Environmental Engineering Reference
In-Depth Information
Improved furnace designs and combustion techniques could reduce
NO x emissions from stationary sources by 40-70%. These methods are not
in widespread use now. The processes for removing NO x from flue gases
are in an early stage of development.
REDUCING CARBON DIOXIDE
Reducing the amount of CO 2 in the atmosphere could involve
prescrubbing to take the carbon out of fuels before combustion, leaving
only hydrogen to be burned. Another approach is postcombustion
scrubbing which removes CO 2 from the emissions stream after burning.
Among the prescrubbing techniques is the hydrocarb process, where
hydrogen is extracted from coal and the carbon is then stored for possible
future use or buried.
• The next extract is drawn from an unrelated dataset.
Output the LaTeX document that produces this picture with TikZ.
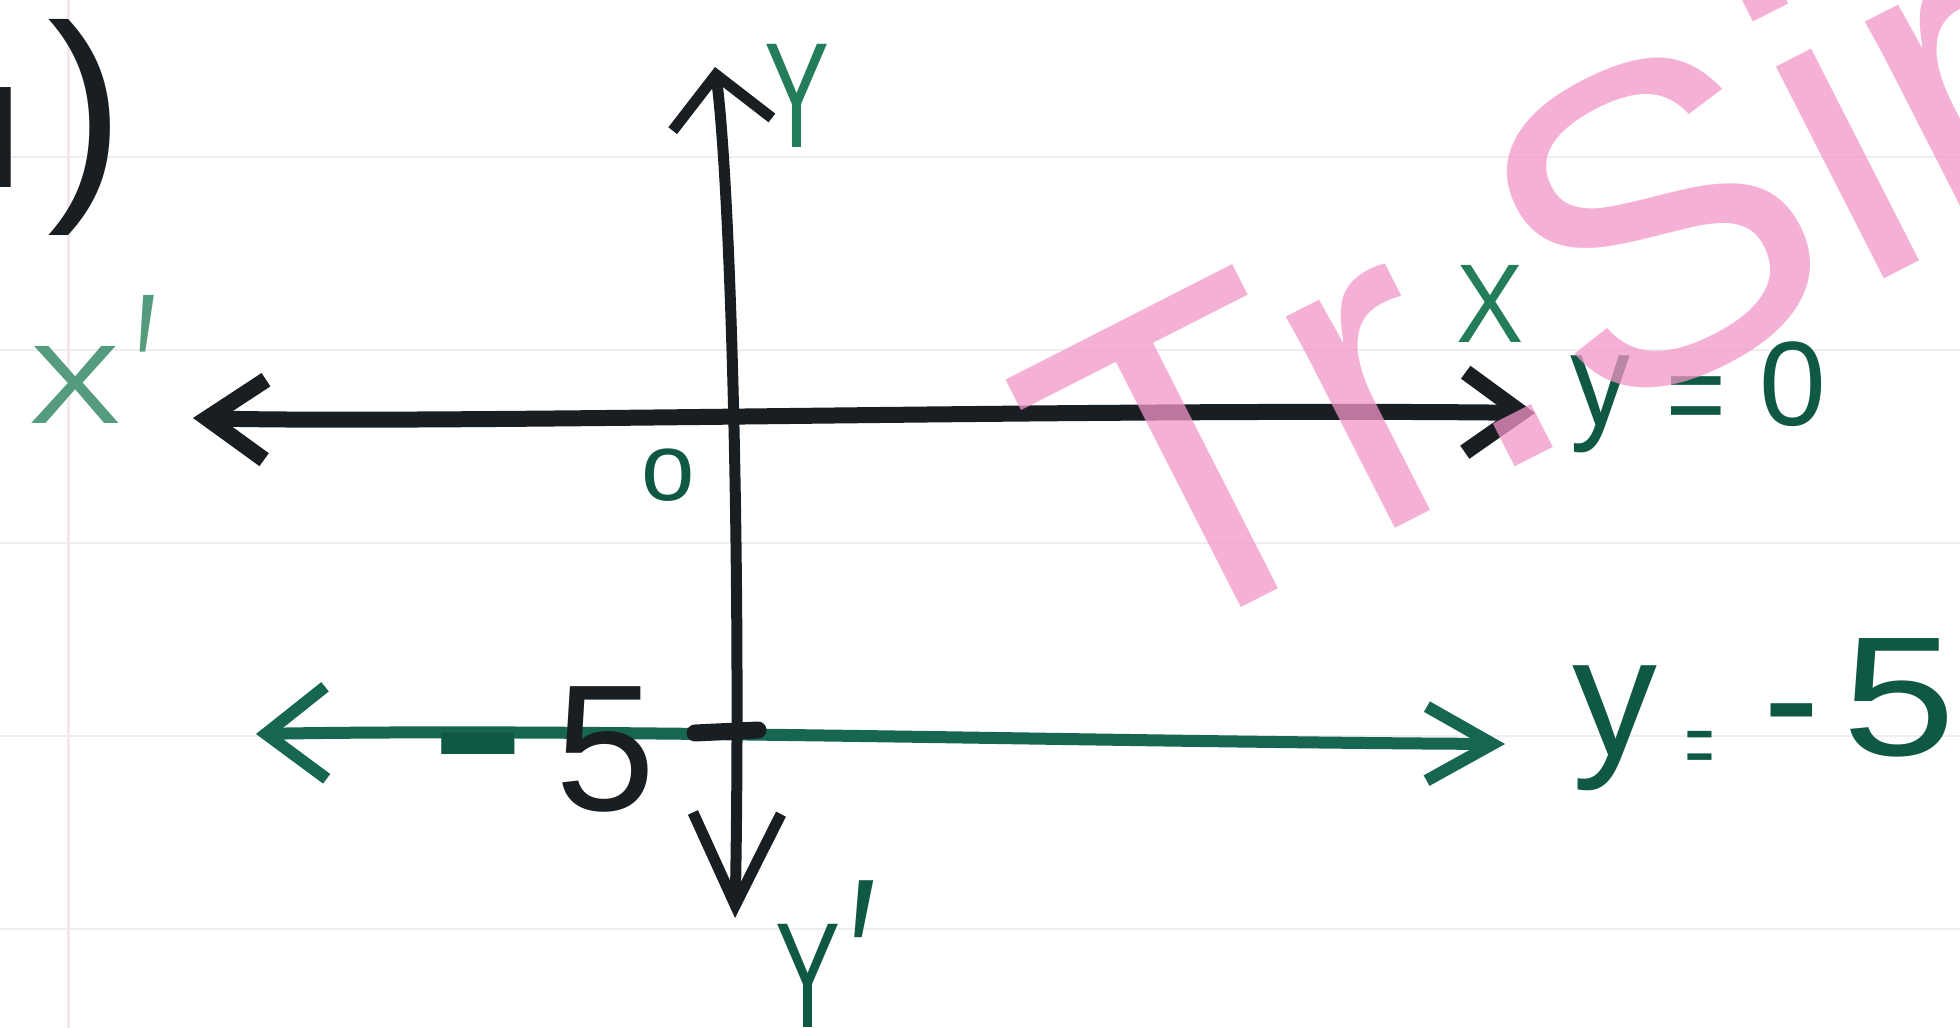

Using this process, only about 15% of the energy in
coal is converted to hydrogen for use as fuel in existing coal power plants.
There is also much residual solid coal material to store.
It is estimated that this would cost about $8,000 per capita in the
United States for 300,000 megawatts of generating capacity to replace the
coal consumed in the U.S. for electrical power generation. Post combustion
scrubbing is a well known but largely unapplied technology.
Removing 90% of the CO 2 from the stack gases would cost about 0.5 to
1 trillion dollars or $2,000 to $4,000 per capita. Removing the CO 2 at a power
plant could use up about half the energy output of the power plant.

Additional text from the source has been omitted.